Inspectors praised the group’s leadership, particularly the chief executive, for establishing a “more collaborative and consultative management culture” and noted that “after a period of decline, most 16- to 19-year-old learners now make good progress”.
The report also found that staff “provide excellent support learners and create a positive rapport in the classrooms”.
The “quality of teaching and learning” had improved as teachers had “engaged enthusiastically” with the colleges’ professional development programme.
But inspectors also noted a number of issues in particular areas – including the quality of provision at West Lancashire College, which “needs further improvement”.
In addition, “too many learners in 2014/15 did not achieve as well as expected on A- and AS-level courses at Newcastle Sixth Form College” and “not enough apprentices achieve their qualification within their planned timescales”.
Joe Docherty, NCG chief executive, called today’s result “welcome news”.
He said: “I am pleased that all four NCG colleges have been assessed as Grade 2 good in their recent Ofsted inspection.

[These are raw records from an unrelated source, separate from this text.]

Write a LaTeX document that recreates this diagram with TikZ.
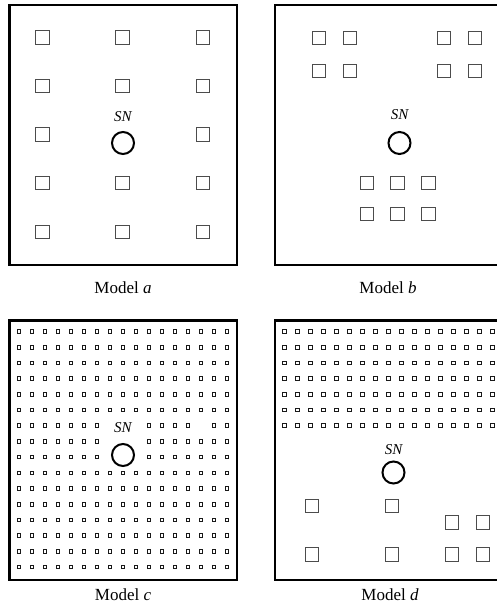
\documentclass[tikz,border=0pt]{standalone}
\usepackage{fontspec}
\setmainfont{Liberation Serif}
\begin{document}
\begin{tikzpicture}[x=1pt,y=-1pt,
  frame/.style={draw=black,line width=2.4pt},
  sensor/.style={draw=black!70,line width=1.2pt,minimum size=13.6pt,inner sep=0pt,shape=rectangle},
  tiny/.style={draw=black!90,line width=1pt,minimum size=3.6pt,inner sep=0pt,shape=rectangle},
  sink/.style={draw=black,line width=2pt,circle,minimum size=22pt,inner sep=0pt},
  snlabel/.style={font=\fontsize{15}{15}\selectfont\itshape,inner sep=0pt},
  caption/.style={font=\fontsize{17}{17}\selectfont,inner sep=0pt}]
\clip (0,0) rectangle (497,615);
\fill[white] (0,0) rectangle (497,615);

% frames
\draw[frame] (9.5,5) rectangle (237,265);
\draw[frame] (275,5) rectangle (502.5,265);
\draw[frame] (9.5,320.5) rectangle (237,580);
\draw[frame] (275,320.5) rectangle (502.5,580);

% ---- Model a
\foreach \i/\x in {0/42.5,1/122.5,2/203}{
  \foreach \j/\y in {0/37.5,1/86,2/134.5,3/183,4/232}{
    \ifnum\i=1 \ifnum\j=2 \else
      \node[sensor] (a-\i-\j) at (\x,\y) {};
    \fi\else
      \node[sensor] (a-\i-\j) at (\x,\y) {};
    \fi
  }
}
\node[sink] (sna) at (123,143) {};
\node[snlabel] (sntxta) at (123,117) {SN};
\node[caption] (capa) at (123,288) {Model \textit{a}};

% ---- Model b
\foreach \x/\y [count=\k] in {319/38,350/38,319/71,350/71,444/38,475/38,444/71,475/71,
  367/183,397.5/183,428.5/183,367/214,397.5/214,428.5/214}{
  \node[sensor] (b-\k) at (\x,\y) {};
}
\node[sink] (snb) at (399.5,143) {};
\node[snlabel] (sntxtb) at (399.5,115) {SN};
\node[caption] (capb) at (388,288) {Model \textit{b}};

% ---- Model c
\foreach \i in {0,...,16}{
  \foreach \j in {0,...,15}{
    \pgfmathtruncatemacro{\skip}{((\j>=6)&&(\j<=8)&&(\i>=7)&&(\i<=9)) || ((\j==6)&&(\i==14)) ? 1 : 0}
    \ifnum\skip=0
      \node[tiny] (c-\i-\j) at ({19+13*\i},{331.5+15.7*\j}) {};
    \fi
  }
}
\node[sink] (snc) at (123,455) {};
\node[snlabel] (sntxtc) at (123,428) {SN};
\node[caption] (capc) at (123,595) {Model \textit{c}};

% ---- Model d
\foreach \i in {0,...,16}{
  \foreach \j in {0,...,6}{
    \node[tiny] (d-\i-\j) at ({284.5+13*\i},{331.5+15.7*\j}) {};
  }
}
\foreach \x/\y [count=\k] in {312/506,392/506,452/522.5,483/522.5,312/554.5,392/554.5,452/554.5,483/554.5}{
  \node[sensor] (dd-\k) at (\x,\y) {};
}
\node[sink] (snd) at (393.5,472.5) {};
\node[snlabel] (sntxtd) at (393.5,450) {SN};
\node[caption] (capd) at (390,595) {Model \textit{d}};
\end{tikzpicture}
\end{document}
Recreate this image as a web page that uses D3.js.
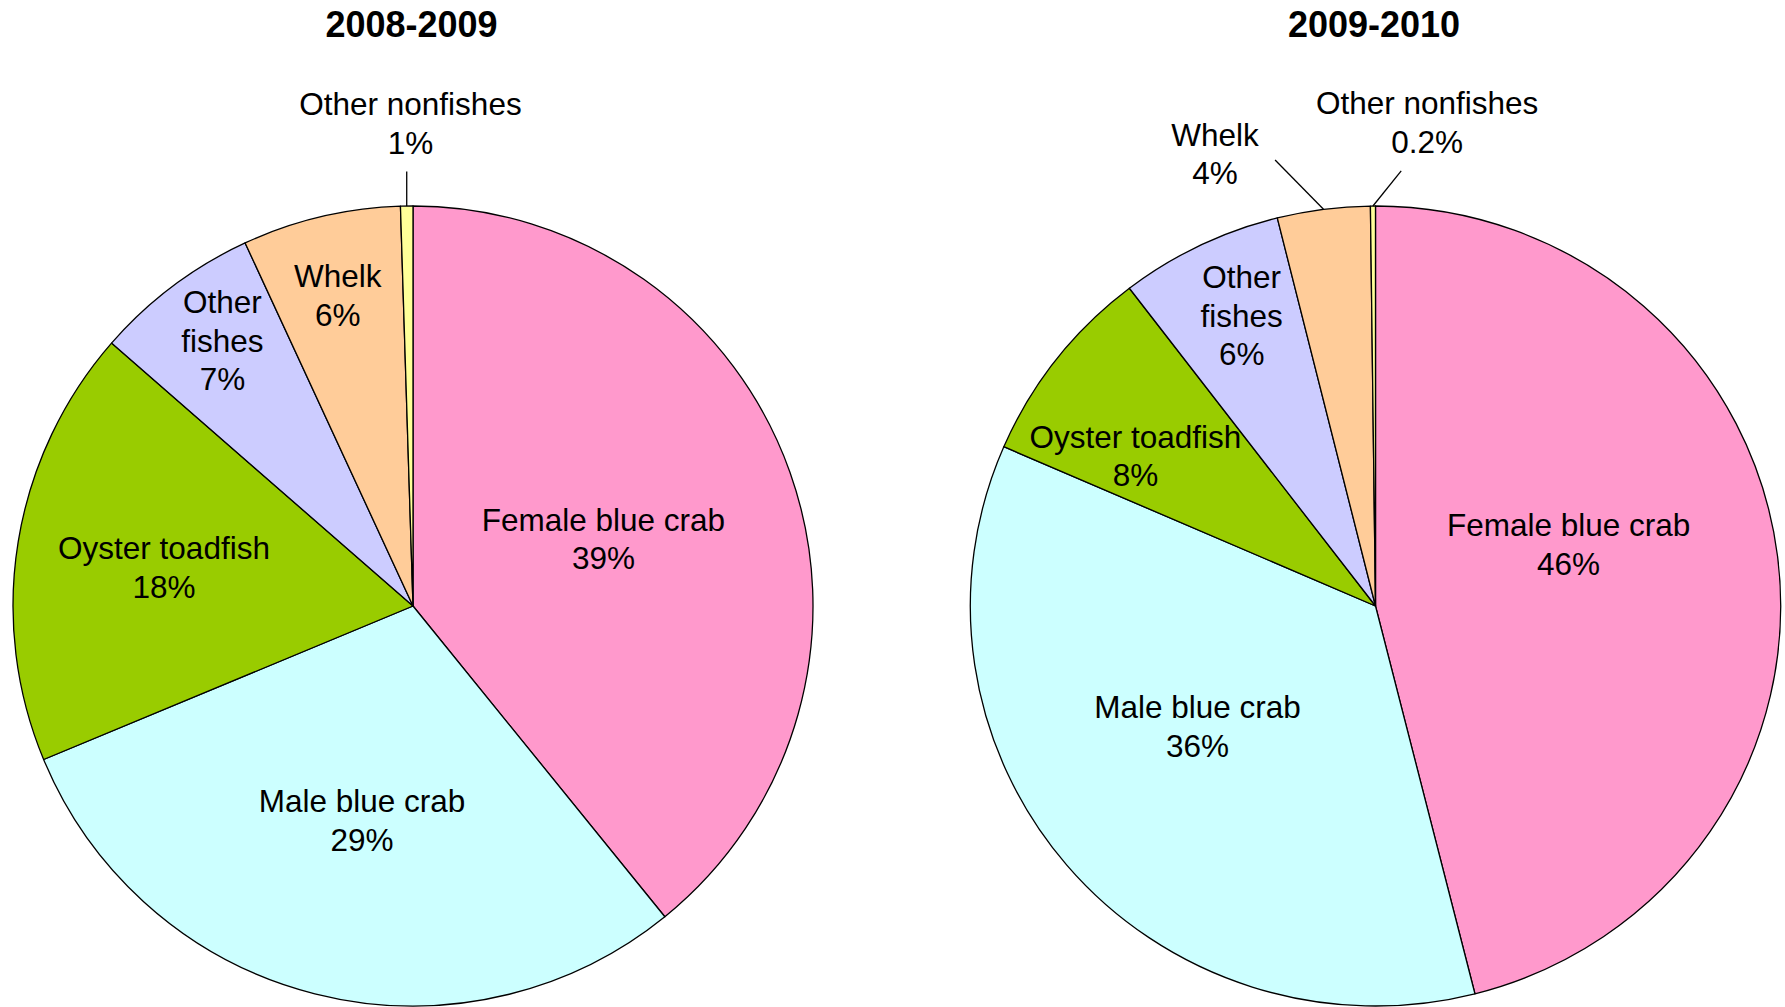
<!DOCTYPE html>
<html>
<head>
<meta charset="utf-8">
<script src="https://cdn.jsdelivr.net/npm/d3@7"></script>
<style>
  html, body { margin: 0; padding: 0; background: #fff; }
  svg text { font-family: "Liberation Sans", Arial, sans-serif; fill: #000; }
</style>
</head>
<body>
<div id="chart"></div>
<script>
// two pie charts of bycatch composition, one per season

//categories, in clockwise order from 12 o'clock
var categories = ["Female blue crab", "Male blue crab", "Oyster toadfish", "Other\nfishes", "Whelk", "Other nonfishes"];
var sliceColors = ["#ff99cc", "#ccffff", "#99cc00", "#ccccff", "#ffcc99", "#ffff99"];

//2008-2009 season, share in percent
var values0809 = [39.2, 29.6, 17.7, 6.7, 6.4, 0.5];
var pctLabels0809 = ["39%", "29%", "18%", "7%", "6%", "1%"];

//2009-2010 season
var values0910 = [46.1, 35.5, 8.1, 6.5, 3.7, 0.2];
var pctLabels0910 = ["46%", "36%", "8%", "6%", "4%", "0.2%"];

var titles = ["2008-2009", "2009-2010"];

//label placement (fraction of radius, angle nudge in degrees) - mimics excel "best fit"
var labelRadius0809 = [0.505, 0.55, 0.63, 0.817, 0.80, 1.2075];
var labelNudge0809 = [0, -0.8, -0.4, 1.2, -0.3, 0.6];
var labelRadius0910 = [0.507, 0.537, 0.708, 0.80, 1.20, 1.216];
var labelNudge0910 = [-10.7, 6.35, -6, 1, -12.15, 6.45];

(function(){
  var width = 1785, height = 1007;
  var fontSize = 31.5, lineHeight = 38.4;

  var svg = d3.select("#chart")
    .append("svg")
    .attr("width", width)
    .attr("height", height);

  var charts = [
    {title: titles[0], values: values0809, pct: pctLabels0809, kr: labelRadius0809, nudge: labelNudge0809,
     cx: 413, cy: 606, r: 400, sx: 1},
    {title: titles[1], values: values0910, pct: pctLabels0910, kr: labelRadius0910, nudge: labelNudge0910,
     cx: 1375.5, cy: 606, r: 400, sx: 1.013}
  ];

  charts.forEach(drawPie);

  function drawPie(c){
    var pie = d3.pie().sort(null).value(function(d){ return d; });
    var arcs = pie(c.values);
    var arc = d3.arc().innerRadius(0).outerRadius(c.r);

    //title
    svg.append("text")
      .attr("x", c.cx - 1.5)
      .attr("y", 36.5)
      .attr("text-anchor", "middle")
      .style("font-size", "36px")
      .style("font-weight", "bold")
      .text(c.title);

    //slices
    svg.append("g")
      .attr("transform", "translate(" + c.cx + "," + c.cy + ") scale(" + c.sx + ",1)")
      .selectAll("path")
      .data(arcs)
      .enter()
      .append("path")
      .attr("d", arc)
      .attr("fill", function(d, i){ return sliceColors[i]; })
      .attr("stroke", "#000")
      .attr("stroke-width", 1.3)
      .attr("stroke-linejoin", "round")
      .attr("vector-effect", "non-scaling-stroke");

    var lineLayer = svg.append("g");
    var labelLayer = svg.append("g");

    arcs.forEach(function(d, i){
      var mid = (d.startAngle + d.endAngle) / 2;
      var a = mid + c.nudge[i] * Math.PI / 180;
      var lx = c.cx + Math.sin(a) * c.kr[i] * c.r;
      var ly = c.cy - Math.cos(a) * c.kr[i] * c.r;

      var lines = categories[i].split("\n").concat([c.pct[i]]);
      var g = labelLayer.append("g");
      var top = ly - (lines.length - 1) * lineHeight / 2;
      var last;
      lines.forEach(function(t, j){
        last = g.append("text")
          .attr("x", lx)
          .attr("y", top + j * lineHeight + 0.36 * fontSize)
          .attr("text-anchor", "middle")
          .style("font-size", fontSize + "px")
          .text(t);
      });

      //leader line for labels outside the pie
      if (c.kr[i] > 1){
        var p0 = [c.cx + Math.sin(mid) * c.r * c.sx, c.cy - Math.cos(mid) * c.r];
        var end = leaderEnd(p0, g.node().getBBox(), last.node().getBBox());
        lineLayer.append("line")
          .attr("x1", p0[0]).attr("y1", p0[1])
          .attr("x2", end[0]).attr("y2", end[1])
          .attr("stroke", "#000")
          .attr("stroke-width", 1.3);
      }
    });
  }

  //where the leader line meets the label: under it if the slice is below, otherwise at its side
  function leaderEnd(p, box, lastBox){
    if (p[0] >= box.x && p[0] <= box.x + box.width){
      var x = Math.max(lastBox.x + 10, Math.min(lastBox.x + lastBox.width - 10, p[0]));
      return [x, box.y + box.height + 11];
    }
    var right = p[0] > box.x + box.width;
    return [right ? box.x + box.width + 16 : box.x - 16, box.y + box.height / 2 + 6];
  }
})();
</script>
</body>
</html>
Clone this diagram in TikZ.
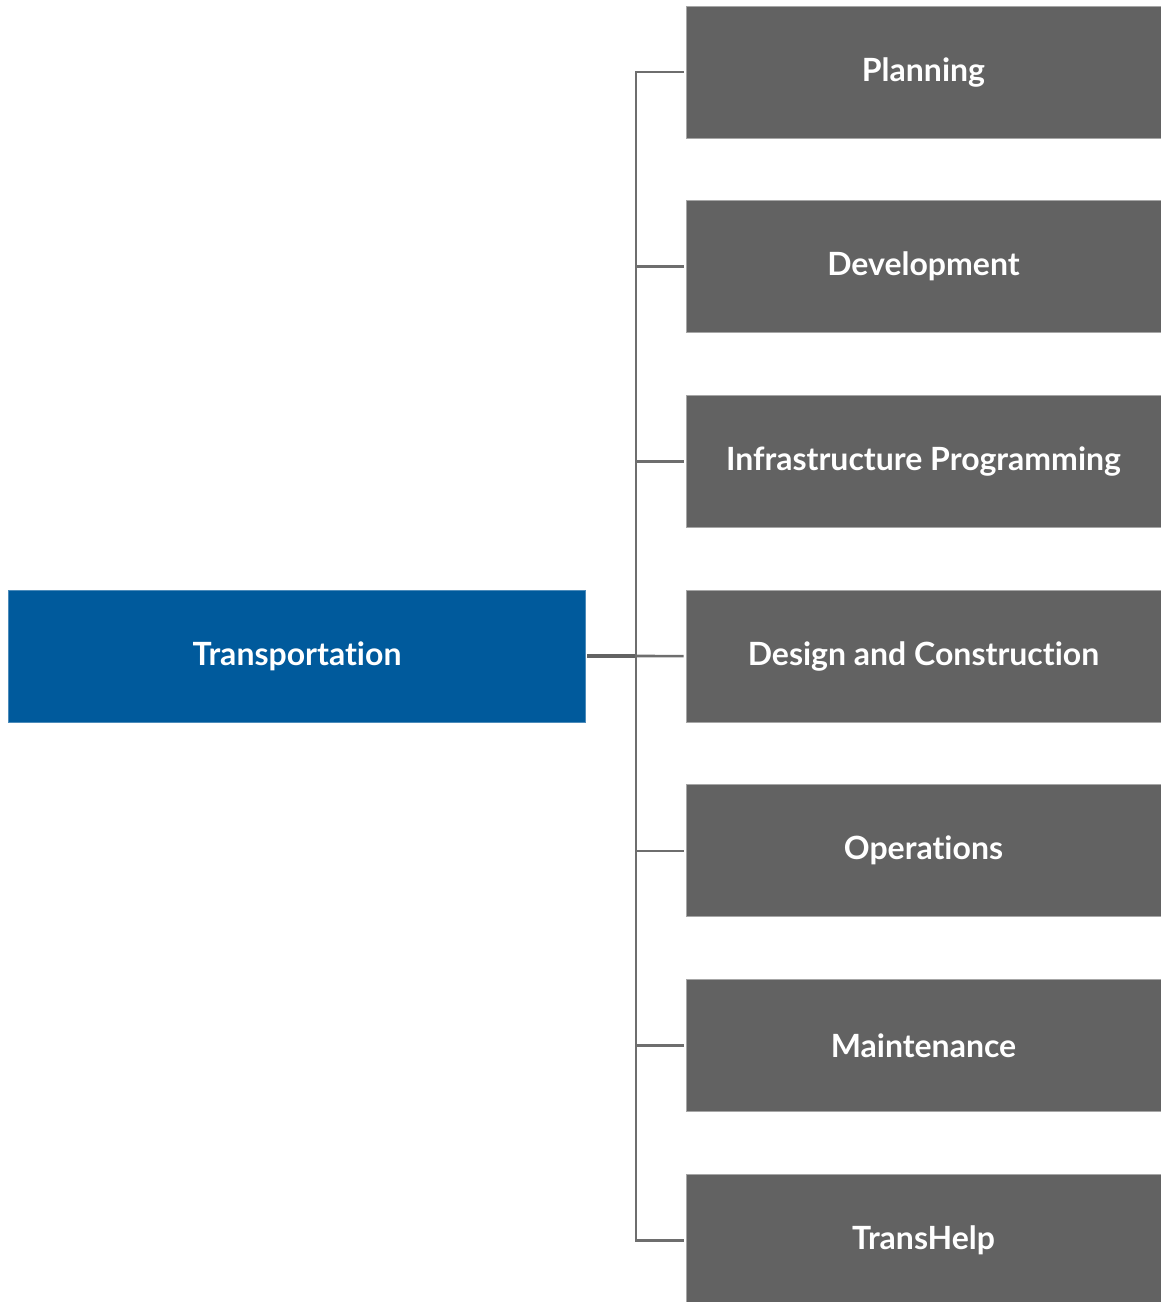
\documentclass[tikz,border=0pt]{standalone}
\usepackage{fontspec}
\setmainfont[Ligatures=NoCommon]{Lato}
\usetikzlibrary{positioning}
\definecolor{boxgray}{HTML}{626262}
\definecolor{boxblue}{HTML}{005A9C}
\definecolor{linegray}{HTML}{6E6E6E}
\tikzstyle{root} = [rectangle, minimum width=577pt, minimum height=132pt, text centered, draw=boxblue!70!white, line width=0.8pt, fill=boxblue, text=white, font=\bfseries\fontsize{32}{38}\selectfont]
\tikzstyle{unit} = [rectangle, minimum width=475pt, minimum height=132pt, text centered, draw=gray!70, line width=0.8pt, fill=boxgray, text=white, font=\bfseries\fontsize{32}{38}\selectfont]
\tikzstyle{link} = [draw=linegray, line width=2.6pt]

\begin{document}
\begin{tikzpicture}[x=1pt, y=-1pt, node distance=194.7pt]
\useasboundingbox (0,0) rectangle (1161,1302);

\node (plan) [unit] at (923.5,72) {Planning};
\node (dev) [unit, below of=plan] {Development};
\node (infra) [unit, below of=dev] {Infrastructure Programming};
\node (design) [unit, below of=infra] {Design and Construction};
\node (ops) [unit, below of=design] {Operations};
\node (maint) [unit, below of=ops] {Maintenance};
\node (help) [unit, below of=maint] {TransHelp};

\node (trans) [root] at (297,656) {Transportation};
\coordinate (hub) at (636,656);

\draw [link, line width=3.6pt, draw=linegray!90!black] ([xshift=1.5pt]trans.east) -- (hub);
\draw [link] (hub) |- ([xshift=-2pt]plan.west);
\draw [link] (hub) |- ([xshift=-2pt]dev.west);
\draw [link] (hub) |- ([xshift=-2pt]infra.west);
\draw [link] (hub) -- ([xshift=-2pt]design.west);
\draw [link] (hub) |- ([xshift=-2pt]ops.west);
\draw [link] (hub) |- ([xshift=-2pt]maint.west);
\draw [link] (hub) |- ([xshift=-2pt]help.west);

\end{tikzpicture}
\end{document}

“I am especially pleased that the report highlights the professionalism and dedication of colleagues within our four colleges and the positive difference they make to ensure that learners are given the chance to develop their skills, achieve their qualifications and positively progress in their lives and careers.”
The inspection did not cover the other two NCG members, Rathbone Training and Intraining, which are inspected separately.
As previously reported by FE Week, the delay in publishing the report was likely due to a dispute over disappointing recent retention and overall achievement rates.
For example, NCG’s overall retention rate for level two 16- to 18 year-olds in 2014/15 stood at 15.6 per cent below the national average for a general further education college, while the overall achievement rate at level three (formerly known as the success rate) for that age group was negative 7.5 per cent.
NCG had previously insisted that this data was “misleading” because it was “for all NCG provision including national charity Rathbone, which works exclusively with young people not in education, employment or training, and national private training provider Intraining, both of which have national performance benchmarks lower than those of FE colleges”.